Do I know myself? Am I worthy? These two questions may seem easy to you, but they aren’t to some. There may be things about the participants that they gloss over, ignore, hide from, or simply deny. Investigating literature and poetry can cause the individual to explore what it really means to be THEM, who they are, from what they are made, or what they have been. Examining literature causes the child to examine themselves. Knowing yourself is important.

And are they worthy? Various individuals may not feel strong in the self-esteem game. They could have bad opinions about themselves because they feel different from others, or perhaps they grew up with toxic individuals who told them they were bad, or unworthy. Taking time to read and respond to the discussion materials gives them self-esteem through proximity, and by feeling better about reading it, discussing it, interacting with their peers, it can cause a change in them and they begin to feel worthy because they know who they are, what they like, and they are affirmed through the program.

There are three ways to achieve this goal:

  1. Self-affirmation by simple response.
  2. Self-affirmation through recollection of the past.
  3. Self-affirmation through opinion giving (Hynes & Hynes-Berry, 1994).

Number one – Self-affirmation by simple response.
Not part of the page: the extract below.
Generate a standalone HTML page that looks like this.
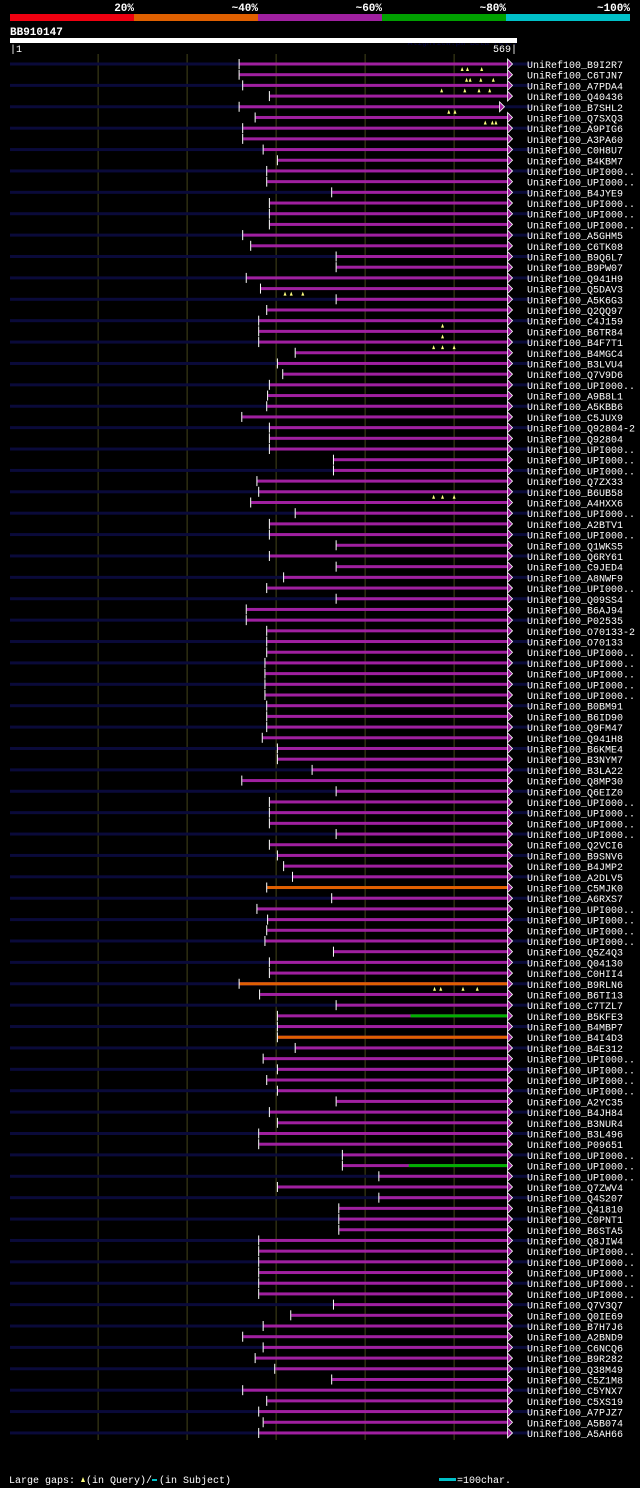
<!DOCTYPE html>
<html><head><meta charset="utf-8"><style>
body{margin:0;background:#000;width:640px;height:1488px;overflow:hidden}
svg{display:block}
text{font-family:"Liberation Mono","DejaVu Sans Mono",monospace}
</style></head><body>
<svg id="c" width="640" height="1488" viewBox="0 0 640 1488">
<g>
<rect x="10" y="14" width="124" height="7" fill="#f00010"/>
<rect x="134" y="14" width="124" height="7" fill="#e06000"/>
<rect x="258" y="14" width="124" height="7" fill="#a020a0"/>
<rect x="382" y="14" width="124" height="7" fill="#00a000"/>
<rect x="506" y="14" width="124" height="7" fill="#00c0c8"/>
<g fill="#fff" font-size="11" font-weight="bold" text-anchor="end">
<text x="134" y="11">20%</text><text x="258" y="11">~40%</text><text x="382" y="11">~60%</text><text x="506" y="11">~80%</text><text x="630" y="11">~100%</text>
</g></g>
<text x="10" y="35" fill="#fff" font-size="11" font-weight="bold">BB910147</text>
<text x="518" y="45" fill="#000040" font-size="8" text-anchor="end">AlignView.pm Beta rel.7</text>
<rect x="10" y="38" width="507" height="5" fill="#fff"/>
<text x="10" y="52" fill="#fff" font-size="10">|1</text>
<text x="517" y="52" fill="#fff" font-size="10" text-anchor="end">569|</text>
<g id="grid"></g><g id="rows"></g>
<g>
<text x="9" y="1483" fill="#fff" font-size="10">Large gaps:</text>
<path d="M81 1482 l2 -5 l2 5z" fill="#ffff80"/>
<text x="86" y="1483" fill="#fff" font-size="10">(in Query)/</text>
<rect x="152" y="1479" width="5" height="2" fill="#00c0c8"/>
<text x="159" y="1483" fill="#fff" font-size="10">(in Subject)</text>
<rect x="439" y="1478" width="17" height="3" fill="#00c0c8"/>
<text x="457" y="1483" fill="#fff" font-size="10">=100char.</text>
</g>
</svg>
<script>
const names=["B9I2R7","C6TJN7","A7PDA4","Q40436","B7SHL2","Q7SXQ3","A9PIG6","A3PA60","C0H8U7","B4KBM7","UPI000..","UPI000..","B4JYE9","UPI000..","UPI000..","UPI000..","A5GHM5","C6TK08","B9Q6L7","B9PW07","Q941H9","Q5DAV3","A5K6G3","Q2QQ97","C4J159","B6TR84","B4F7T1","B4MGC4","B3LVU4","Q7V9D6","UPI000..","A9B8L1","A5KBB6","C5JUX9","Q92804-2","Q92804","UPI000..","UPI000..","UPI000..","Q7ZX33","B6UB58","A4HXX6","UPI000..","A2BTV1","UPI000..","Q1WKS5","Q6RY61","C9JED4","A8NWF9","UPI000..","Q09SS4","B6AJ94","P02535","O70133-2","O70133","UPI000..","UPI000..","UPI000..","UPI000..","UPI000..","B0BM91","B6ID90","Q9FM47","Q941H8","B6KME4","B3NYM7","B3LA22","Q8MP30","Q6EIZ0","UPI000..","UPI000..","UPI000..","UPI000..","Q2VCI6","B9SNV6","B4JMP2","A2DLV5","C5MJK0","A6RXS7","UPI000..","UPI000..","UPI000..","UPI000..","Q5Z4Q3","Q04130","C0HII4","B9RLN6","B6TI13","C7TZL7","B5KFE3","B4MBP7","B4I4D3","B4E312","UPI000..","UPI000..","UPI000..","UPI000..","A2YC35","B4JH84","B3NUR4","B3L496","P09651","UPI000..","UPI000..","UPI000..","Q7ZWV4","Q4S207","Q41810","C0PNT1","B6STA5","Q8JIW4","UPI000..","UPI000..","UPI000..","UPI000..","UPI000..","Q7V3Q7","Q0IE69","B7H7J6","A2BND9","C6NCQ6","B9R282","Q38M49","C5Z1M8","C5YNX7","C5XS19","A7PJZ7","A5B074","A5AH66"];
// alignment start positions in query residues (1..569)
const starts=[259,259,263,293,259,277,263,263,286,302,290,290,363,293,293,293,263,272,368,368,267,283,368,290,281,281,281,322,302,308,293,291,290,262,293,293,293,365,365,279,281,272,322,293,293,368,293,368,309,290,368,267,267,290,290,290,288,288,288,288,290,290,290,285,302,302,341,262,368,293,293,293,368,293,302,309,319,290,363,279,291,290,288,365,293,293,259,282,368,302,302,302,322,286,302,290,302,368,293,302,281,281,375,375,416,302,416,371,371,371,281,281,281,281,281,281,365,317,286,263,286,277,299,363,263,290,281,286,281];
const ends=[560,560,560,560,551,560,560,560,560,560,560,560,560,560,560,560,560,560,560,560,560,560,560,560,560,560,560,560,560,560,560,560,560,560,560,560,560,560,560,560,560,560,560,560,560,560,560,560,560,560,560,560,560,560,560,560,560,560,560,560,560,560,560,560,560,560,560,560,560,560,560,560,560,560,560,560,560,560,560,560,560,560,560,560,560,560,560,560,560,560,560,560,560,560,560,560,560,560,560,560,560,560,560,560,560,560,560,560,560,560,560,560,560,560,560,560,560,560,560,560,560,560,560,560,560,560,560,560,560];
// special colour segments: [row, from residue, colour]
const segments=[[77,290,"#e06000"],[86,259,"#e06000"],[89,451,"#00b000"],[91,302,"#e06000"],[103,449,"#00b000"]];
// query gaps: [row, residue]
const gaps=[[0,509],[0,515],[0,531],[1,514],[1,518],[1,530],[1,544],[2,486],[2,512],[2,528],[2,540],[4,494],[4,501],[5,535],[5,543],[5,547],[21,310],[21,317],[21,330],[24,487],[25,487],[26,477],[26,487],[26,500],[40,477],[40,487],[40,500],[86,478],[86,485],[86,510],[86,526]];
const X0=10,PX=0.89;
function xs(r){return X0+(r-1)*PX;}
const Y0=64,DY=10.695;
function ys(i){return Y0+i*DY;}
const NS="http://www.w3.org/2000/svg";
function mk(tag,attrs,parent){const e=document.createElementNS(NS,tag);for(const k in attrs)e.setAttribute(k,attrs[k]);parent.appendChild(e);return e;}
const grid=document.getElementById('grid');
[100,200,300,400,500].forEach(v=>{
 const l=mk('line',{x1:xs(v),x2:xs(v),y1:54,y2:1440,stroke:'#44441a','stroke-width':1},grid);
 
 
});
const rows=document.getElementById('rows');
names.forEach((n,i)=>{
 const g=mk('g',{},rows);
 
 
 const y=ys(i);
 if(i%2===0){mk('rect',{x:10,y:y-1.5,width:522,height:3,fill:'#0a0a3a'},g);}
 const s=xs(starts[i]),e=xs(ends[i]);
 const b=mk('rect',{x:s,y:y-1.5,width:e-s,height:3,fill:'#a020a0'},g);
 
 
 segments.filter(t=>t[0]===i).forEach(t=>{const a=Math.max(s,xs(t[1]));mk('rect',{x:a,y:y-1.5,width:e-a,height:3,fill:t[2]},g);});
 mk('rect',{x:s-1,y:y-5,width:1,height:10,fill:'#fff'},g);
 mk('path',{d:`M${e} ${y-5} L${e+5} ${y} L${e} ${y+5}Z`,fill:'#a020a0',stroke:'#fff','stroke-width':0.8},g);
 gaps.filter(t=>t[0]===i).forEach(t=>{mk('path',{d:`M${xs(t[1])-1.5} ${y+7} l1.5 -4 l1.5 4z`,fill:'#ffff80'},g);});
 const t=mk('text',{x:527,y:y+4,fill:'#fff','font-size':10},g);
 t.textContent='UniRef100_'+n;
 
 
});
</script>
</body></html>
  • Participation. It seems easy enough, but simply engaging is a win. Speaking in front of others is difficult for many, and feeling safe enough to do so makes an individual grow. It gives them power.

Number two – Self-affirmation through recollection of of the past.

  • The past is tricky, but it’s ours. We can learn a lot about ourselves by studying from where we’ve come. It can be painful, it can be pleasant, but the act of recalling memories for examination helps us along the path to personal understanding.

Number three – Self-affirmation through opinion-giving.

  • Responding to the material is great for learning about the self. For a participant to form opinions about the text and express them, forces insight, a stepping stone on the path to understanding more about their own “person-hood.”